Until very recently, my daughter made the adorable error of saying "hold you" when she wanted us to hold her.  She just had not yet mastered correct pronoun use.  We both thought this was incredibly cute, but that did not stop the Speech-Language Pathologist in me from repeating "hold me?" each and every time she said it.  Just a few short weeks after noticing this error, we are now noticing that, more often than not, she now says "hold me" when she wants a cuddle.

Pronouns-errors are a common mistakes for preschool children to make - I often hear things like "him want a cookie" or "her is tall" - but most preschoolers easily learn the correct way to use pronouns.  Parents can help children along in this learning simply by being good models.  If you already know that your child makes mistakes, take the opportunity to emphasize your correct use.  For example, say things like "Look at that little boy, he's eating ice cream!", and when you hear your child make mistakes, simply repeat or clarify their statement.  For example, if you hear "him want a cookie too", clarify by saying "He wants a cookie too?".  Enough of these quick and easy models and your typically developing child should learn to use their pronouns correctly without much trouble at all.

Brie

Wednesday, 13 July 2011

The dreaded lisp!

The lisp is one problem that Speech-Language Pathologists have trouble agreeing on and the following is my take on lisps: 

I would be very surprised if you haven't noticed that your toddler used to, or currently does stick his tongue out of his mouth when saying the S sound.  My daughter certainly does!  Infants have a different swallow pattern than the rest of us do.  To accomodate the different feeding style (suck and swallow) an infants tongue pushes forward when he swallows, instead of moving back.  Thoughts are that a lisp in the toddler years is a remnant of the forward tongue motion of a baby's swallow.  Most toddler's grow out of a lisp without any trouble; however, there is the odd child who has a hard time getting rid of this pattern.  I go by the rule of thumb that if a child hasn't started to say a nice S sound by age 4 or 4 1/2, they're headed towards a very difficult habit to break.  I tend to offer therapy around age 4 with the hopes that a child won't enter school still talking with that pesky lisp. 

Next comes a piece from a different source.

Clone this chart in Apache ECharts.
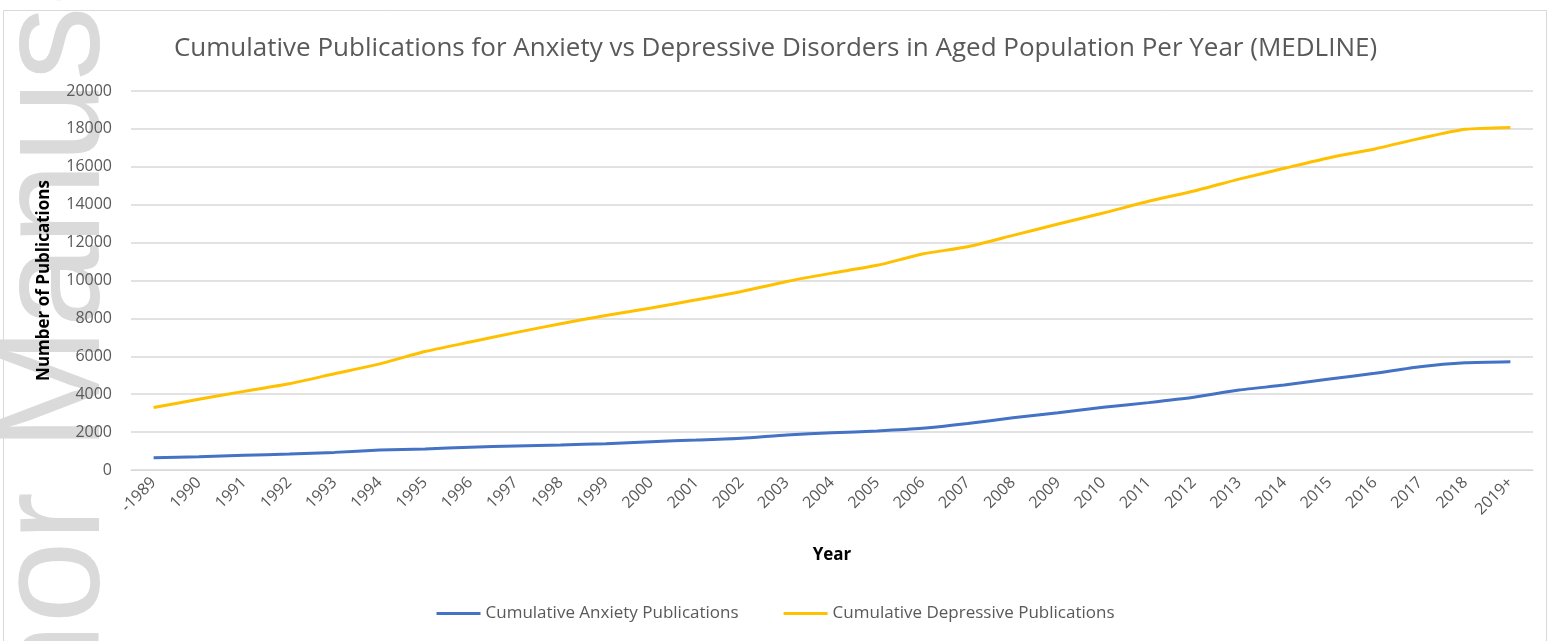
<!DOCTYPE html>
<html>
<head>
<meta charset="utf-8">
<script src="https://cdn.jsdelivr.net/npm/echarts@6/dist/echarts.min.js"></script>
<style>
  html, body { margin: 0; padding: 0; background: #fff; }
  #chart { width: 1551px; height: 641px; }
</style>
</head>
<body>
<div id="chart"></div>
<script>
// Publication years (first bucket holds everything up to 1989, last is 2019 onward)
const years = ['-1989', '1990', '1991', '1992', '1993', '1994', '1995', '1996', '1997', '1998',
  '1999', '2000', '2001', '2002', '2003', '2004', '2005', '2006', '2007', '2008',
  '2009', '2010', '2011', '2012', '2013', '2014', '2015', '2016', '2017', '2018', '2019+'];

// Cumulative MEDLINE counts
const anxietyPubs = [650, 700, 775, 845, 930, 1050, 1110, 1200, 1265, 1320,
  1390, 1495, 1580, 1670, 1850, 1960, 2060, 2200, 2450, 2760,
  3025, 3310, 3555, 3835, 4220, 4480, 4800, 5100, 5450, 5660, 5715];

const depressivePubs = [3300, 3730, 4150, 4550, 5080, 5600, 6250, 6750, 7250, 7720,
  8150, 8550, 8980, 9420, 9950, 10390, 10800, 11400, 11780, 12380,
  12980, 13560, 14180, 14720, 15350, 15920, 16480, 16940, 17500, 17980, 18080];

const chartTitle = 'Cumulative Publications for Anxiety vs Depressive Disorders in Aged Population Per Year (MEDLINE)';
const seriesNames = ['Cumulative Anxiety Publications', 'Cumulative Depressive Publications'];

const FONT = '"Open Sans", "Liberation Sans", sans-serif';
const GREY_TEXT = '#595959';

const chart = echarts.init(document.getElementById('chart'), null, { renderer: 'canvas' });

chart.setOption({
  animation: false,
  backgroundColor: '#ffffff',
  textStyle: { fontFamily: FONT },
  title: {
    text: chartTitle,
    left: 'center',
    top: 31,
    textStyle: { fontFamily: FONT, fontSize: 26, fontWeight: 'normal', color: GREY_TEXT }
  },
  graphic: [
    {
      type: 'rect',
      z: -10,
      shape: { x: 3.5, y: 10.5, width: 1543, height: 660 },
      style: { fill: 'none', stroke: '#d9d9d9', lineWidth: 1 }
    },
    {
      // faint vertical watermark along the left edge
      type: 'text',
      z: -5,
      x: 58,
      y: 928,
      rotation: Math.PI / 2,
      style: {
        text: 'Author Manuscript',
        fontSize: 148,
        fontFamily: '"Liberation Sans", Arial, sans-serif',
        fill: '#dadada',
        align: 'left',
        verticalAlign: 'middle'
      }
    }
  ],
  legend: {
    bottom: 14,
    left: 'center',
    itemWidth: 44,
    itemHeight: 3,
    itemGap: 45,
    icon: 'rect',
    textStyle: { fontFamily: FONT, fontSize: 17, color: GREY_TEXT },
    data: seriesNames
  },
  grid: { left: 131, right: 18, top: 91, bottom: 171, containLabel: false },
  xAxis: {
    type: 'category',
    data: years,
    boundaryGap: true,
    name: 'Year',
    nameLocation: 'middle',
    nameGap: 77,
    nameTextStyle: { fontFamily: FONT, fontSize: 17, fontWeight: 'bold', color: '#000' },
    axisLine: { show: true, lineStyle: { color: '#d9d9d9', width: 1 } },
    axisTick: { show: false },
    axisLabel: { rotate: 45, fontSize: 16, color: GREY_TEXT, margin: 10, interval: 0, fontFamily: FONT }
  },
  yAxis: {
    type: 'value',
    min: 0,
    max: 20000,
    interval: 2000,
    name: 'Number of Publications',
    nameLocation: 'middle',
    nameGap: 78,
    nameTextStyle: { fontFamily: FONT, fontSize: 17, fontWeight: 'bold', color: '#000' },
    axisLine: { show: false },
    axisTick: { show: false },
    axisLabel: {
      fontSize: 16,
      color: GREY_TEXT,
      margin: 19,
      fontFamily: FONT,
      formatter: (v) => String(v)
    },
    splitLine: { show: true, lineStyle: { color: '#d9d9d9', width: 1.5 } }
  },
  series: [
    {
      name: seriesNames[0],
      type: 'line',
      data: anxietyPubs,
      symbol: 'none',
      smooth: 0.2,
      lineStyle: { color: '#4472C4', width: 3 },
      itemStyle: { color: '#4472C4' }
    },
    {
      name: seriesNames[1],
      type: 'line',
      data: depressivePubs,
      symbol: 'none',
      smooth: 0.2,
      lineStyle: { color: '#FFC000', width: 3 },
      itemStyle: { color: '#FFC000' }
    }
  ]
});
</script>
</body>
</html>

Where does the controversy come in?  On one  hand some therapists feel that a lisp at any age is not typical and will offer therapy at a younger age than I typically do, on the other hand, some therapists work with too many children to bother treating a sound that doesn't look right, but doesn't affect how clearly a child speaks. 

As children get older and more aware, lisping can affect self-esteem because of teasing and the social stigma associated with having a lisp.  For this reason, I hope that all children who want help have the opportunity to get help.